_TASK DATA_

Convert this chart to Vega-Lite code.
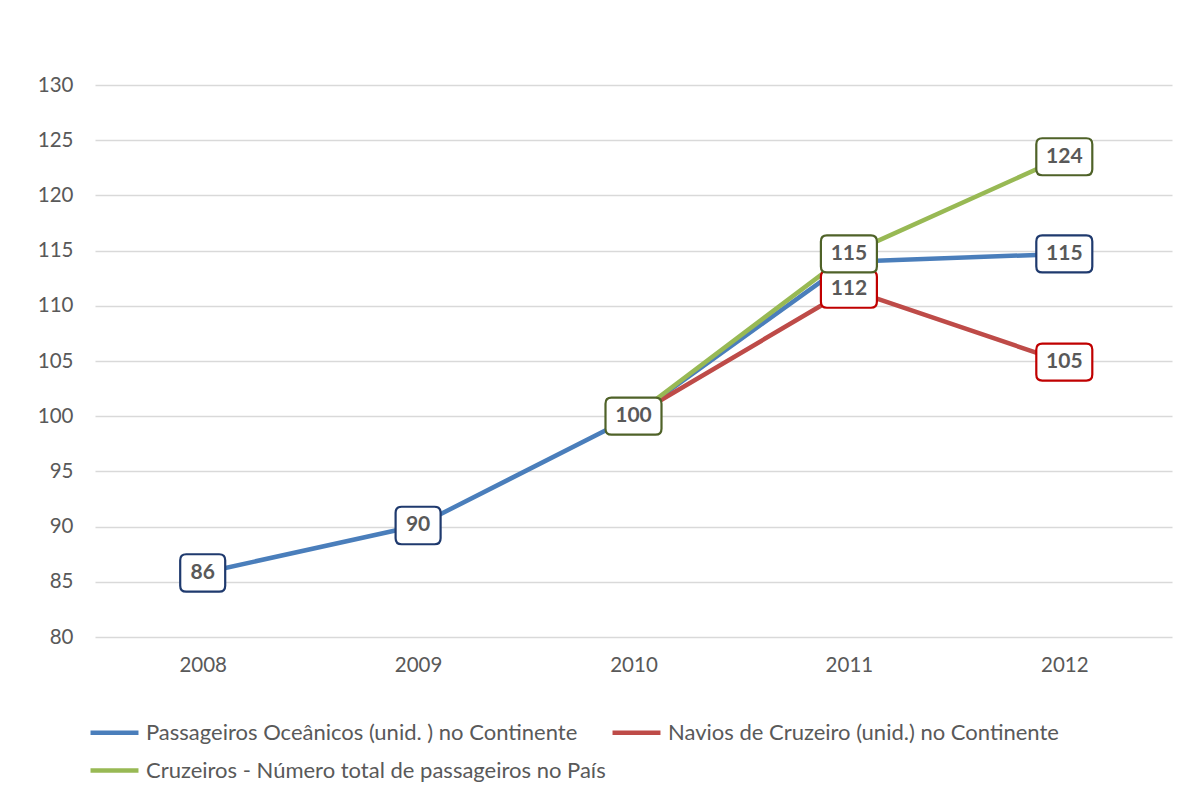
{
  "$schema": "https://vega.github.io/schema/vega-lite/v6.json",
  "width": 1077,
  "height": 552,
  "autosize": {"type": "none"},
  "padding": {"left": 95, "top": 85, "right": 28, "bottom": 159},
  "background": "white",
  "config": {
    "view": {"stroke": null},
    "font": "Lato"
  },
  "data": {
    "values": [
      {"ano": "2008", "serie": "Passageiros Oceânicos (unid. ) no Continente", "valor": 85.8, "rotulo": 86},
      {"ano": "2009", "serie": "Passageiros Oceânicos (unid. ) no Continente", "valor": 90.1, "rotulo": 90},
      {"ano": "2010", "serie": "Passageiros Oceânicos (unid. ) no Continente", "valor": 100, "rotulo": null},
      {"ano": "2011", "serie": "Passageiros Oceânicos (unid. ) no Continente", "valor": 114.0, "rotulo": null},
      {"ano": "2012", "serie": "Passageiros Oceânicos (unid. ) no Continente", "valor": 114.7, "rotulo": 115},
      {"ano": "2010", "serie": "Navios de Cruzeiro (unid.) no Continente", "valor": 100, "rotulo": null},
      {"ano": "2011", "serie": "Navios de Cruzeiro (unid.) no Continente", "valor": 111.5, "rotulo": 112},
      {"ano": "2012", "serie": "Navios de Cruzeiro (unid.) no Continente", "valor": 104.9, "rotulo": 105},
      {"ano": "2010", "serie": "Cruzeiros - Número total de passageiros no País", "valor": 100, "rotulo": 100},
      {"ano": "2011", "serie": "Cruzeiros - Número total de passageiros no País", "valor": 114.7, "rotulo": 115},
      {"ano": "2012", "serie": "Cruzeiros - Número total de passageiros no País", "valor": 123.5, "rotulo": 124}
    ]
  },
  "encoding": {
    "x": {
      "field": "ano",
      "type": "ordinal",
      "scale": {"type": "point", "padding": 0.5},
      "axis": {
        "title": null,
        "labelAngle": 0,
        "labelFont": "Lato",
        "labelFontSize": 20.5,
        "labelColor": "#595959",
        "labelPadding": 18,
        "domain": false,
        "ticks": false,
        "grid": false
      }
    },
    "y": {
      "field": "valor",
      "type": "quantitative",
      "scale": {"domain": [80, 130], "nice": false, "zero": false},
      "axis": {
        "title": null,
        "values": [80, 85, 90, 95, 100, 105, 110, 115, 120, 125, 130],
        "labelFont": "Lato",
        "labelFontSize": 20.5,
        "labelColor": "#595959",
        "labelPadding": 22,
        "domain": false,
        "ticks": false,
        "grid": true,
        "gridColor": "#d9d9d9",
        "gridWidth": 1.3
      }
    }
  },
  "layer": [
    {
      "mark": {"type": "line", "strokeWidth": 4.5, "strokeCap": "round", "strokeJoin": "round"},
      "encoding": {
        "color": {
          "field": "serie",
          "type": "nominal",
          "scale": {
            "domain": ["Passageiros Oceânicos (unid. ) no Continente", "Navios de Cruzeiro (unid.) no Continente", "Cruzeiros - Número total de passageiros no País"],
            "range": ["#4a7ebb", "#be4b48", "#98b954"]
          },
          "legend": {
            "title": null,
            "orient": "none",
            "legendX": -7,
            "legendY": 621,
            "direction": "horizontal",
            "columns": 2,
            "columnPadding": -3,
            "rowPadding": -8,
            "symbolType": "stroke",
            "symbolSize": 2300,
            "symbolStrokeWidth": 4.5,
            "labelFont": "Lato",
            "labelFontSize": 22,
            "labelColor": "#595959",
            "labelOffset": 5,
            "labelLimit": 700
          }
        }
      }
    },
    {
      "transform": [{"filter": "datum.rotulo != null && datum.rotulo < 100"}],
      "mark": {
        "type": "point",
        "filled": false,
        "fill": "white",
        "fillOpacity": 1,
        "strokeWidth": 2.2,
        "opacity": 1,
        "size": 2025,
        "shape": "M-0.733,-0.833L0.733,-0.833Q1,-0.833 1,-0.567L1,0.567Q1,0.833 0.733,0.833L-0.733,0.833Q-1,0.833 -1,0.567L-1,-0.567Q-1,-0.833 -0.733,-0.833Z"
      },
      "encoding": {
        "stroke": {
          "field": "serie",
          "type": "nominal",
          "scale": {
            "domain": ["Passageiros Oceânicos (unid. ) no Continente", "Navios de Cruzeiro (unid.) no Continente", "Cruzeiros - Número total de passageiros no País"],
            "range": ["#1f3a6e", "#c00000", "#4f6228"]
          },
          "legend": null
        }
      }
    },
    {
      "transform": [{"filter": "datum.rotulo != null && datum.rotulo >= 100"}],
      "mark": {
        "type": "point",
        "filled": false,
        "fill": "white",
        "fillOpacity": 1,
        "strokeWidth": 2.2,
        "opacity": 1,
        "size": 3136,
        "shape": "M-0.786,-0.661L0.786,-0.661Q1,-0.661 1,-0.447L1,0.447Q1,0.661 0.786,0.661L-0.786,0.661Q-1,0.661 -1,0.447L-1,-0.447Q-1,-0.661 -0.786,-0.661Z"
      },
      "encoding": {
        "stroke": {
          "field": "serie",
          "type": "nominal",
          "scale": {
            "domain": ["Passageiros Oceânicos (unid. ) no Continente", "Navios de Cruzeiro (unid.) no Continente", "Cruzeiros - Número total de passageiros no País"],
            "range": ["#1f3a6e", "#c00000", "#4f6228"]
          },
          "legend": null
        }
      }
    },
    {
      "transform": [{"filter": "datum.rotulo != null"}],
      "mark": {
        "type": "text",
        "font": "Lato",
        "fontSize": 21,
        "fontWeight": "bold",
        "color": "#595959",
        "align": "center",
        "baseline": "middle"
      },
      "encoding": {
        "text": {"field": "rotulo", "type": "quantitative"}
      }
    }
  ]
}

...

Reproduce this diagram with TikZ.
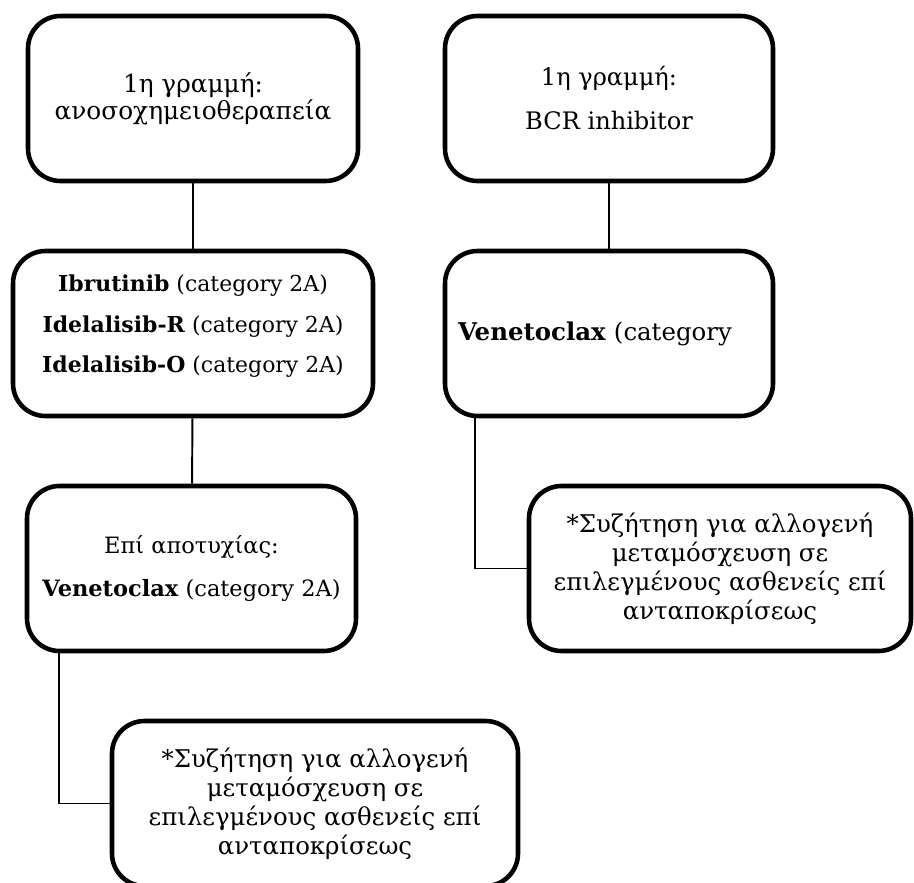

_AIM_
Copy out every line of the listing that includes the string "this".

_EXERCISE OUTPUT_
Convert this chart to Vega-Lite code.
Reproduce this diagram with TikZ.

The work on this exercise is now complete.